--- begin AVAILABLE DATA ---

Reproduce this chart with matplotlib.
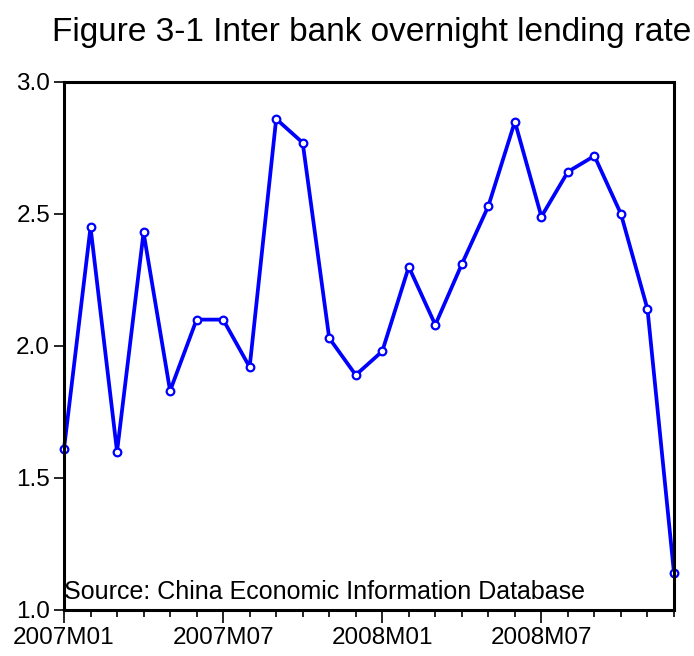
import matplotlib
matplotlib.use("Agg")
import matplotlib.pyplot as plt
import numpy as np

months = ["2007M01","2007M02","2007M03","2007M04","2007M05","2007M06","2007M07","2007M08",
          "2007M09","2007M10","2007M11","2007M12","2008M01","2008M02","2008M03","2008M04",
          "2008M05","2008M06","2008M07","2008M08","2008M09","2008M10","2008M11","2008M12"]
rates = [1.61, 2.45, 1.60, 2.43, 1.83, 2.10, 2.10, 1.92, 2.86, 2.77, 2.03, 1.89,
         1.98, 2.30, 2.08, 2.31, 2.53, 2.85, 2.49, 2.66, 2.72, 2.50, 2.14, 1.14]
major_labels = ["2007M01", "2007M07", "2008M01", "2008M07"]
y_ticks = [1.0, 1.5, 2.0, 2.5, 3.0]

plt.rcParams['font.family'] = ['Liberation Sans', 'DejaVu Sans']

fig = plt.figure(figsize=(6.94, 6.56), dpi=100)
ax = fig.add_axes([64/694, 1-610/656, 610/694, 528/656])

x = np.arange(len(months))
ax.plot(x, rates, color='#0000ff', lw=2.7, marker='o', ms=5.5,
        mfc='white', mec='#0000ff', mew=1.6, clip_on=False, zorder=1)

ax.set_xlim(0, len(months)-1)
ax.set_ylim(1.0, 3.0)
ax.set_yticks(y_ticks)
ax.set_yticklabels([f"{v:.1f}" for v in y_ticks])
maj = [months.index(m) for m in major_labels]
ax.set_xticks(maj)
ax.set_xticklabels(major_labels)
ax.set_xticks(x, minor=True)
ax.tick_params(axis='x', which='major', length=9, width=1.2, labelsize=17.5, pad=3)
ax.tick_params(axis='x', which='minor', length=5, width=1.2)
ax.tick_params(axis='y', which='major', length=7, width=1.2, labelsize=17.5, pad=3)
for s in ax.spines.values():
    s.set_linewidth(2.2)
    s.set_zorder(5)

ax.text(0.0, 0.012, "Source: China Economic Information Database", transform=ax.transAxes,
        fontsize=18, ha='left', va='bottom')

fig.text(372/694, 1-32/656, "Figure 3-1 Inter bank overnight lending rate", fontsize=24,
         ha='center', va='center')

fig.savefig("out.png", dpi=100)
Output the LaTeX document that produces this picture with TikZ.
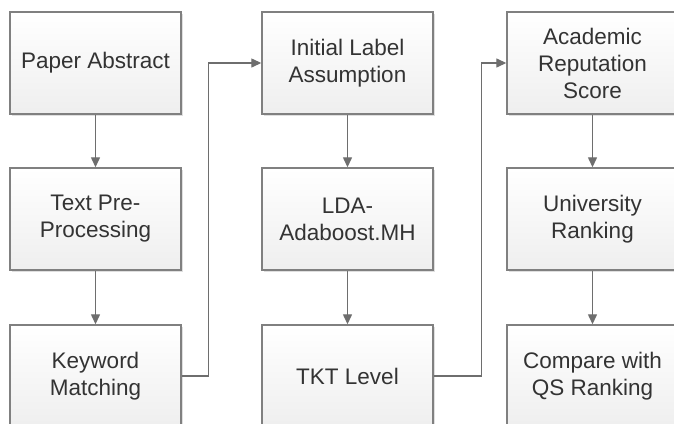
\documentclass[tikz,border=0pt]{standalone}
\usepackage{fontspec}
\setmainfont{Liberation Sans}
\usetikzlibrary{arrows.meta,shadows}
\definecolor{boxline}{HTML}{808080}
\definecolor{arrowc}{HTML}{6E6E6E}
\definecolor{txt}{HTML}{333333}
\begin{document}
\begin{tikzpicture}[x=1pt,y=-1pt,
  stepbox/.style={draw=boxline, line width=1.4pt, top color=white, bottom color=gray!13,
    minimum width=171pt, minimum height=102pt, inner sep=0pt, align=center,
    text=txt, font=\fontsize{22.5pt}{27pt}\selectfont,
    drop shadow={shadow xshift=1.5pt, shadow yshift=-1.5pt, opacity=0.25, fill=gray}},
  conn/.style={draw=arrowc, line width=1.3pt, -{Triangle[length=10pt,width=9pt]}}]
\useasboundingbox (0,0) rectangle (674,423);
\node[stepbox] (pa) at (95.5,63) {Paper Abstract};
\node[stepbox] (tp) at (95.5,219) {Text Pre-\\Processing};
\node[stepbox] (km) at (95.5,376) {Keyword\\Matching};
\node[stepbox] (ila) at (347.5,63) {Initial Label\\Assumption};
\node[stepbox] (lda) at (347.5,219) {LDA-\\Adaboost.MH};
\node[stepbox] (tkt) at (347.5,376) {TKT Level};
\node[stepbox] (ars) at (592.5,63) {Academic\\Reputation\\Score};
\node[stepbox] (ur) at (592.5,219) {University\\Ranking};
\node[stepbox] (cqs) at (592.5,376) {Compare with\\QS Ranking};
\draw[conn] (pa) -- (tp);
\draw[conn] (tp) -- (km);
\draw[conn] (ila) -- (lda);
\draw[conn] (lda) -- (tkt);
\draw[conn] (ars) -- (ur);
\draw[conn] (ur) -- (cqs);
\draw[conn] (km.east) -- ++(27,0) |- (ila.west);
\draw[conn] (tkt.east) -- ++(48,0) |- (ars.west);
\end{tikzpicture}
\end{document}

--- end AVAILABLE DATA ---

» **PROBLEM DETAILS**
The pictures stay out; repeat exactly the lines from the one with "Output the LaTeX" to the end of the entries above, and nothing else.

» **TASK OUTPUT**
Output the LaTeX document that produces this picture with TikZ.
\documentclass[tikz,border=0pt]{standalone}
\usepackage{fontspec}
\setmainfont{Liberation Sans}
\usetikzlibrary{arrows.meta,shadows}
\definecolor{boxline}{HTML}{808080}
\definecolor{arrowc}{HTML}{6E6E6E}
\definecolor{txt}{HTML}{333333}
\begin{document}
\begin{tikzpicture}[x=1pt,y=-1pt,
  stepbox/.style={draw=boxline, line width=1.4pt, top color=white, bottom color=gray!13,
    minimum width=171pt, minimum height=102pt, inner sep=0pt, align=center,
    text=txt, font=\fontsize{22.5pt}{27pt}\selectfont,
    drop shadow={shadow xshift=1.5pt, shadow yshift=-1.5pt, opacity=0.25, fill=gray}},
  conn/.style={draw=arrowc, line width=1.3pt, -{Triangle[length=10pt,width=9pt]}}]
\useasboundingbox (0,0) rectangle (674,423);
\node[stepbox] (pa) at (95.5,63) {Paper Abstract};
\node[stepbox] (tp) at (95.5,219) {Text Pre-\\Processing};
\node[stepbox] (km) at (95.5,376) {Keyword\\Matching};
\node[stepbox] (ila) at (347.5,63) {Initial Label\\Assumption};
\node[stepbox] (lda) at (347.5,219) {LDA-\\Adaboost.MH};
\node[stepbox] (tkt) at (347.5,376) {TKT Level};
\node[stepbox] (ars) at (592.5,63) {Academic\\Reputation\\Score};
\node[stepbox] (ur) at (592.5,219) {University\\Ranking};
\node[stepbox] (cqs) at (592.5,376) {Compare with\\QS Ranking};
\draw[conn] (pa) -- (tp);
\draw[conn] (tp) -- (km);
\draw[conn] (ila) -- (lda);
\draw[conn] (lda) -- (tkt);
\draw[conn] (ars) -- (ur);
\draw[conn] (ur) -- (cqs);
\draw[conn] (km.east) -- ++(27,0) |- (ila.west);
\draw[conn] (tkt.east) -- ++(48,0) |- (ars.west);
\end{tikzpicture}
\end{document}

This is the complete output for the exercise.